Peter Geoghegan <pg@heroku.com> writes:
> On Tue, Jan 21, 2014 at 8:01 PM, Peter Geoghegan <pg@heroku.com> wrote:
>>> Actually, I think the whole thing is rather badly designed, as warm
>>> cache or no you're still proposing to do thousands of kernel calls
>>> while holding a potentially contended LWLock. I suggest what we
>>> do is (1) read in the whole file, (2) acquire the lock, (3)
>>> re-read the whole file in the same buffer, (4) work from the buffer.
>> fseeko() and fread() are part of the standard library, not any kernel.
>> I don't believe that what I've done in qtext_fetch() implies thousands
>> of kernel calls, or thousands of context switches.
> I ran an strace on a pg_stat_statements backend with a full ~5,000
> entries. It seems that glibc is actually content to always make
> lseek() and read() syscalls in the event of an fseek(), even though it
> does maintain its own buffer and could in principle have a lot more
> gumption about that [1]. I agree that we should copy everything into a
> buffer in one go.
Yeah, that was what I thought might happen. Even if glibc were smarter,
a lot of other libc implementations aren't. Also, ISTM that traversal
of the hash table will generally lead to more-or-less-random access into
the text file. So unless you assume that libc has mmap'd the whole
file, it'd have to do a lot of kernel calls anyway to get different pages
of the file into its buffer at different times.
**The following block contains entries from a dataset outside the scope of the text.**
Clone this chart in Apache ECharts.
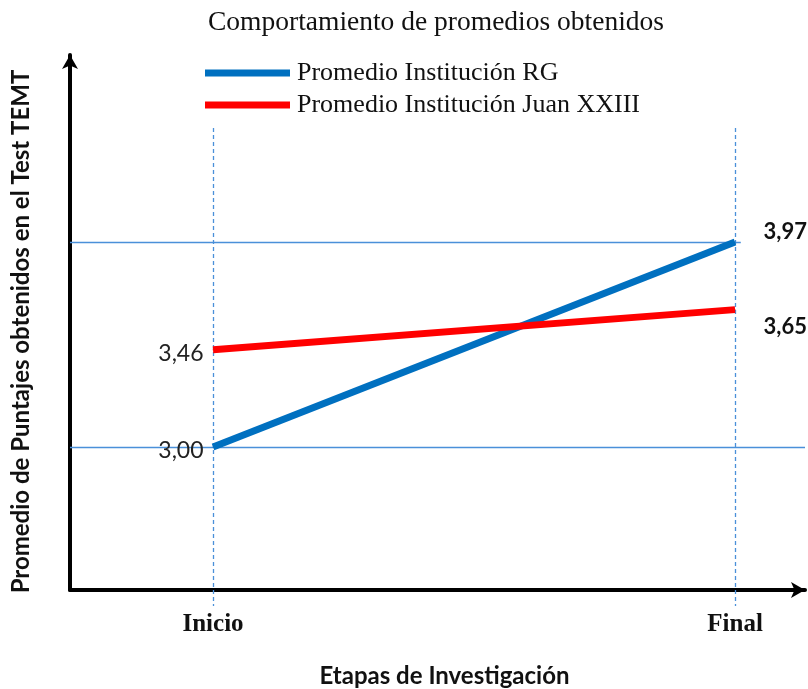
<!DOCTYPE html>
<html>
<head>
<meta charset="utf-8">
<script src="https://cdn.jsdelivr.net/npm/echarts@6/dist/echarts.min.js"></script>
<style>
html,body{margin:0;padding:0;background:#fff;}
#chart{width:808px;height:689px;}
</style>
</head>
<body>
<div id="chart"></div>
<script>
const categories = ['Inicio', 'Final'];
const seriesNames = ['Promedio Institución RG', 'Promedio Institución Juan XXIII'];
const rgValues = [3.00, 3.97];
const juanValues = [3.46, 3.65];
const referenceLevels = [3.00, 3.97];

const fmt = v => v.toFixed(2).replace('.', ',');
const xMin = -0.274, xMax = 1.134;
const yMin = 2.3232, yMax = 4.855;
const sans = 'Lato, "Open Sans", sans-serif';
const serif = '"Liberation Serif", "Times New Roman", serif';

function labelled(vals, rightOffset) {
  return vals.map((v, i) => ({
    value: [i, v],
    label: i === 0
      ? { show: true, position: 'left', distance: 9, formatter: fmt(v), fontFamily: sans, fontSize: 23, color: '#222', fontWeight: 'normal', offset: [0, 4] }
      : { show: true, position: 'right', distance: 28, formatter: fmt(v), fontFamily: sans, fontSize: 22, color: '#111', fontWeight: 'bold', offset: rightOffset }
  }));
}

const refColor = '#4A90D9';
const dashStyle = { color: refColor, width: 1.3, type: [4, 3] };
const solidStyle = { color: refColor, width: 1.3, type: 'solid' };
const chart = echarts.init(document.getElementById('chart'));
chart.setOption({
  animation: false,
  title: {
    text: 'Comportamiento de promedios obtenidos',
    left: 431, textAlign: 'center', top: 4,
    textStyle: { fontFamily: serif, fontSize: 27.5, fontWeight: 'normal', color: '#111' }
  },
  legend: {
    orient: 'vertical', left: 200, top: 55, icon: 'rect', itemWidth: 85, itemHeight: 7, itemGap: 6,
    textStyle: { fontFamily: serif, fontSize: 26, color: '#111', padding: [0, 0, 0, 2] },
    data: seriesNames
  },
  grid: { left: 70, right: 3, top: 55, bottom: 99, outerBoundsMode: 'none', containLabel: false },
  xAxis: {
    type: 'value', min: xMin, max: xMax,
    name: 'Etapas de Investigación', nameLocation: 'middle', nameGap: 74,
    nameTextStyle: { fontFamily: sans, fontSize: 24, fontWeight: 'bold', color: '#111', padding: [0, 0, 0, 14] },
    axisLine: { show: true, onZero: false, lineStyle: { color: '#000', width: 4 }, symbol: ['none', 'arrow'], symbolSize: [12, 14] },
    splitLine: { show: false },
    axisTick: { show: true, customValues: [0, 1], length: 16, inside: false, lineStyle: dashStyle },
    axisLabel: {
      customValues: [0, 1], margin: 22,
      formatter: v => categories[Math.round(v)],
      fontFamily: serif, fontSize: 25, fontWeight: 'bold', color: '#111'
    }
  },
  yAxis: {
    type: 'value', min: yMin, max: yMax,
    name: 'Promedio de Puntajes obtenidos en el Test TEMT', nameLocation: 'middle', nameRotate: 90, nameGap: 37,
    nameTextStyle: { fontFamily: sans, fontSize: 24, fontWeight: 'bold', color: '#111', padding: [0, 18, 0, 0] },
    axisLine: { show: true, onZero: false, lineStyle: { color: '#000', width: 4 }, symbol: ['none', 'arrow'], symbolSize: [12, 14] },
    axisTick: { show: false }, axisLabel: { show: false }, splitLine: { show: false }
  },
  series: [
    {
      name: seriesNames[0], type: 'line', data: labelled(rgValues, [0, -10]), showSymbol: true, symbol: 'circle', symbolSize: 1,
      lineStyle: { color: '#0070C0', width: 7 }, itemStyle: { color: '#0070C0' }, z: 5,
      markLine: {
        silent: true, symbol: 'none', label: { show: false },
        lineStyle: solidStyle,
        data: [
          [{ coord: [xMin, referenceLevels[0]], lineStyle: solidStyle }, { coord: [xMax, referenceLevels[0]], lineStyle: solidStyle }],
          [{ coord: [xMin, referenceLevels[1]], lineStyle: solidStyle }, { coord: [1.011, referenceLevels[1]], lineStyle: solidStyle }],
          [{ coord: [0, 4.51], lineStyle: dashStyle }, { coord: [0, yMin], lineStyle: dashStyle }],
          [{ coord: [1, 4.51], lineStyle: dashStyle }, { coord: [1, yMin], lineStyle: dashStyle }]
        ]
      }
    },
    {
      name: seriesNames[1], type: 'line', data: labelled(juanValues, [0, 17]), showSymbol: true, symbol: 'circle', symbolSize: 1,
      lineStyle: { color: '#FF0000', width: 7 }, itemStyle: { color: '#FF0000' }, z: 5
    }
  ]
});
</script>
</body>
</html>
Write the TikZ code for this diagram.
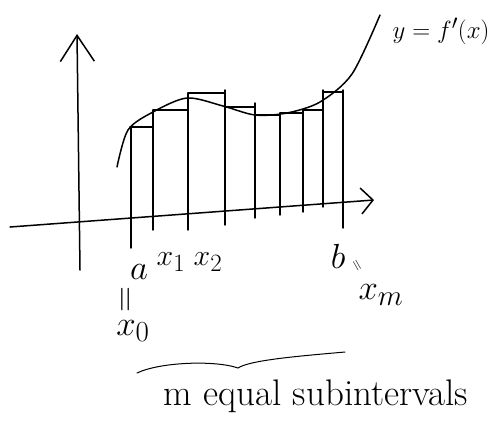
\documentclass[tikz,border=0pt]{standalone}
\usepackage{amsmath}
\usetikzlibrary{arrows.meta, positioning}
\tikzset{%
	axis/.style={line width=1.5pt, line cap=round},
	graph/.style={line width=1.5pt, line cap=round},
	bar/.style={line width=1.4pt, line cap=round},
	lbl/.style={inner sep=0pt, font=\Huge, scale=1.4},
	sublbl/.style={inner sep=0pt, font=\Huge, scale=1.2},
	eqsign/.style={inner sep=0pt, font=\fontsize{36}{40}\selectfont},
	brace/.style={line width=1pt, line cap=round}
}
\begin{document}
\begin{tikzpicture}[x=1pt, y=-1pt]
	\useasboundingbox (0,0) rectangle (492,426);

	% axes
	\coordinate (ylo) at (80,270);
	\coordinate (yhi) at (77,34);
	\coordinate (xlo) at (10,227);
	\coordinate (xhi) at (374,200);
	\draw[axis, -{Straight Barb[length=26pt, width=34pt]}] (ylo) -- (yhi);
	\draw[axis, -{Straight Barb[length=12pt, width=26pt]}] (xlo) -- (xhi);

	% rectangles
	\foreach \xa/\xb/\h in {130/153/127, 153/188/110, 188/225/93, 225/255/107,
		255/280/115, 280/303/113, 303/323/110, 323/343/92}
		\draw[bar] (\xa,\h) -- (\xb,\h);
	\foreach \x/\t/\b in {131/127/248, 153/110/230, 188/93/230, 225/90/225,
		255/103/218, 280/113/215, 303/110/212, 323/90/207, 343/90/228}
		\draw[bar] (\x,\t) -- (\x,\b);

	% the graph
	\draw[graph] plot[smooth] coordinates {(117,167) (128,130) (153,112)
		(187,98) (223,106) (255,115) (287,113) (320,102) (352,74) (380,15)};
	\node[inner sep=0pt, font=\Huge] (fn) at (441,31) {$y=f'(x)$};

	% points
	\node[lbl] (a)    at (139,272) {$a$};
	\node[sublbl] (x1) at (171,262) {$x_1$};
	\node[sublbl] (x2) at (208,262) {$x_2$};
	\node[eqsign, rotate=90] (eqa) at (128,300) {=};
	\node[lbl] (x0)   at (133,331) {$x_0$};
	\node[lbl] (b)    at (338,256) {$b$};
	\node[eqsign, rotate=-60, scale=0.45] (eqb) at (356,266) {=};
	\node[lbl] (xm)   at (381,295) {$x_m$};

	% brace
	\coordinate (bl) at (137,373);
	\coordinate (bm) at (238,368);
	\coordinate (br) at (345,352);
	\draw[brace] (bl) .. controls (160,362) and (215,360) .. (bm)
		.. controls (250,360) and (300,356) .. (br);
	\node[inner sep=0pt, font=\fontsize{37}{40}\selectfont] (msub) at (316,396) {m equal subintervals};
\end{tikzpicture}
\end{document}
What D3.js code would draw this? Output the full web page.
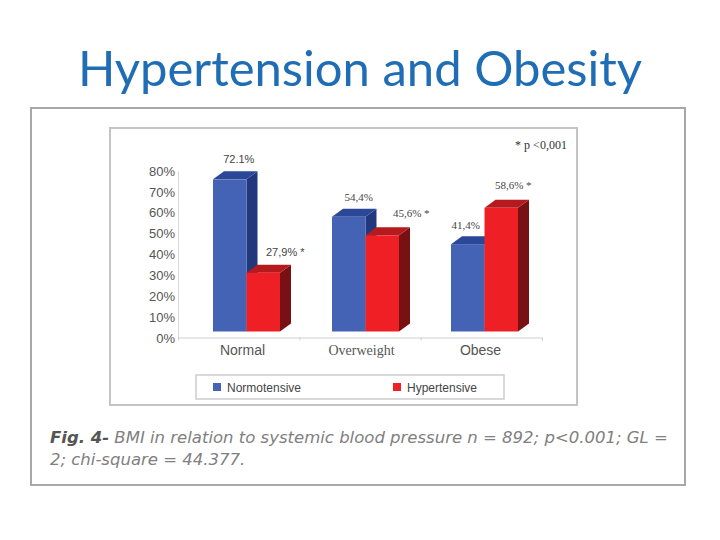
<!DOCTYPE html>
<html>
<head>
<meta charset="utf-8">
<script src="https://cdn.jsdelivr.net/npm/d3@7"></script>
<style>
  body { margin: 0; background: #fff; }
  svg { display: block; }
</style>
</head>
<body>
<svg id="chart" width="720" height="540"></svg>
<script>
// data
var categories = ["Normal", "Overweight", "Obese"];
var series = ["Normotensive", "Hypertensive"];
var normotensive = [72.1, 54.4, 41.4];
var hypertensive = [27.9, 45.6, 58.6];
var valueLabels = [["72.1%", "27,9% *"], ["54,4%", "45,6% *"], ["41,4%", "58,6% *"]];
var yTicks = [0, 10, 20, 30, 40, 50, 60, 70, 80];

var colors = {
    Normotensive: { front: "#4563b4", top: "#2c4797", side: "#22387e" },
    Hypertensive: { front: "#ee2026", top: "#b51a1e", side: "#781114" }
};

var svg = d3.select("#chart");

// title
svg.append("text")
    .attr("x", 360)
    .attr("y", 86)
    .attr("text-anchor", "middle")
    .style("font-family", "Lato, 'Open Sans', sans-serif")
    .style("font-size", "49px")
    .style("fill", "#1f6db4")
    .text("Hypertension and Obesity");

// outer figure frame
svg.append("rect")
    .attr("x", 31).attr("y", 108)
    .attr("width", 654).attr("height", 377)
    .attr("fill", "#fff")
    .attr("stroke", "#a8a8a8")
    .attr("stroke-width", 2);

// chart frame
svg.append("rect")
    .attr("x", 110).attr("y", 128)
    .attr("width", 467).attr("height", 277)
    .attr("fill", "#fff")
    .attr("stroke", "#c4c4c4")
    .attr("stroke-width", 2);

// scales
var xc = d3.scalePoint().domain(categories).range([246.5, 484.5]);
var xs = d3.scaleBand().domain(series).range([-33.5, 33.5]);
var yAxisScale = d3.scaleLinear().domain([0, 80]).range([338, 171]);
var yBar = d3.scaleLinear().domain([0, 80]).range([331.5, 162.7]);
var depth = { dx: 11, dy: 8 };

// y axis
var yAxis = svg.append("g")
    .attr("transform", "translate(178,0)")
    .call(d3.axisLeft(yAxisScale).tickValues(yTicks).tickSize(0).tickPadding(3)
        .tickFormat(function(d) { return d + "%"; }));
yAxis.select(".domain").attr("stroke", "#d6d6d6");
yAxis.selectAll("text")
    .style("font-family", "'Liberation Sans', Arial, sans-serif")
    .style("font-size", "13px")
    .style("fill", "#555");

// x axis line
var xAxis = svg.append("g")
    .attr("transform", "translate(0,337.5)")
    .call(d3.axisBottom(d3.scaleLinear().domain([0, 3]).range([178, 542]))
        .tickValues([1, 2, 3]).tickSize(3).tickFormat(""));
xAxis.select(".domain").attr("stroke", "#cfcfcf");
xAxis.selectAll(".tick line").attr("stroke", "#cfcfcf");

// category labels
var catFonts = ["'Liberation Sans', Arial, sans-serif", "'Liberation Serif', 'Times New Roman', serif", "'Liberation Sans', Arial, sans-serif"];
svg.selectAll(".catlabel")
    .data(categories)
    .enter().append("text")
    .attr("class", "catlabel")
    .attr("x", function(d) { return xc(d) - 4; })
    .attr("y", 355)
    .attr("text-anchor", "middle")
    .style("font-family", function(d, i) { return catFonts[i]; })
    .style("font-size", "14px")
    .style("fill", "#555")
    .text(function(d) { return d; });

// build bar table
var bars = [];
categories.forEach(function(c, i) {
    bars.push({ cat: c, s: "Normotensive", v: normotensive[i], label: valueLabels[i][0] });
});
categories.forEach(function(c, i) {
    bars.push({ cat: c, s: "Hypertensive", v: hypertensive[i], label: valueLabels[i][1] });
});

function pts(a) { return a.map(function(p) { return p.join(","); }).join(" "); }

var g = svg.selectAll(".bar")
    .data(bars)
    .enter().append("g")
    .attr("class", "bar");

g.each(function(d) {
    var x0 = xc(d.cat) + xs(d.s);
    var w = xs.bandwidth();
    var yt = yBar(d.v);
    var yb = yBar(0);
    var el = d3.select(this);
    var c = colors[d.s];
    el.append("polygon")
        .attr("points", pts([[x0 + w, yt], [x0 + w + depth.dx, yt - depth.dy], [x0 + w + depth.dx, yb - depth.dy], [x0 + w, yb]]))
        .attr("fill", c.side);
    el.append("polygon")
        .attr("points", pts([[x0, yt], [x0 + depth.dx, yt - depth.dy], [x0 + w + depth.dx, yt - depth.dy], [x0 + w, yt]]))
        .attr("fill", c.top);
    el.append("rect")
        .attr("x", x0).attr("y", yt)
        .attr("width", w).attr("height", yb - yt)
        .attr("fill", c.front);
});

// value labels (offset from the bar's front-top centre)
var labelOffsets = {
    Normal: { Normotensive: [9, -16], Hypertensive: [22, -17] },
    Overweight: { Normotensive: [10, -16], Hypertensive: [29, -18] },
    Obese: { Normotensive: [-2, -15], Hypertensive: [12, -19] }
};
svg.selectAll(".vlabel")
    .data(bars)
    .enter().append("text")
    .attr("class", "vlabel")
    .attr("x", function(d) { return xc(d.cat) + xs(d.s) + xs.bandwidth() / 2 + labelOffsets[d.cat][d.s][0]; })
    .attr("y", function(d) { return yBar(d.v) + labelOffsets[d.cat][d.s][1]; })
    .attr("text-anchor", "middle")
    .style("font-family", function(d) { return d.cat === "Normal" ? "'Liberation Sans', Arial, sans-serif" : "'Liberation Serif', serif"; })
    .style("font-size", "11px")
    .style("fill", "#444")
    .text(function(d) { return d.label; });

// significance note
svg.append("text")
    .attr("x", 541).attr("y", 149)
    .attr("text-anchor", "middle")
    .style("font-family", "'Liberation Serif', serif")
    .style("font-size", "12px")
    .style("fill", "#333")
    .text("* p <0,001");

// legend
var legend = svg.append("g");
legend.append("rect")
    .attr("x", 196).attr("y", 375)
    .attr("width", 308).attr("height", 24)
    .attr("fill", "#fff")
    .attr("stroke", "#cdcdcd")
    .attr("stroke-width", 1.5);
var legendX = [213, 393];
series.forEach(function(s, i) {
    legend.append("rect")
        .attr("x", legendX[i]).attr("y", 383)
        .attr("width", 8).attr("height", 8)
        .attr("fill", colors[s].front);
    legend.append("text")
        .attr("x", legendX[i] + 14).attr("y", 391.5)
        .style("font-family", "'Liberation Sans', Arial, sans-serif")
        .style("font-size", "12px")
        .style("fill", "#444")
        .text(s);
});

// caption
var caption = ["Fig. 4- BMI in relation to systemic blood pressure n = 892; p<0.001; GL =",
               "2; chi-square = 44.377."];
var cap = svg.append("text")
    .style("font-family", "'DejaVu Sans', sans-serif")
    .style("font-style", "italic")
    .style("font-size", "16.5px")
    .style("fill", "#808080");
var line1 = cap.append("tspan").attr("x", 50).attr("y", 443);
line1.append("tspan").style("font-weight", "bold").style("fill", "#555").text(caption[0].slice(0, 7));
line1.append("tspan").text(caption[0].slice(7));
cap.append("tspan").attr("x", 50).attr("y", 465).text(caption[1]);
</script>
</body>
</html>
I think that "read the whole file" is probably going to net out not any
more complex as far as our code goes, and it'll be making a lot fewer
assumptions about how smart the libc level is and what's happening at
the kernel level. I'll have a go at coding it, anyway.
> I think that making the LWLocking duration as brief as possible isn't
> critically important.
Maybe, but I don't like the idea that calling pg_stat_statements()
frequently could result in random glitches in response time for other
queries.
> Automated tools will only be interested in new
> query texts (implying possible I/O while share locking) as they
> observe new entries.
This argument would be more plausible if there were a way to fetch
the text for a previously-observed entry without invoking
pg_stat_statements(). I'm surprised you've not submitted a patch
to add such a function.
regards, tom lane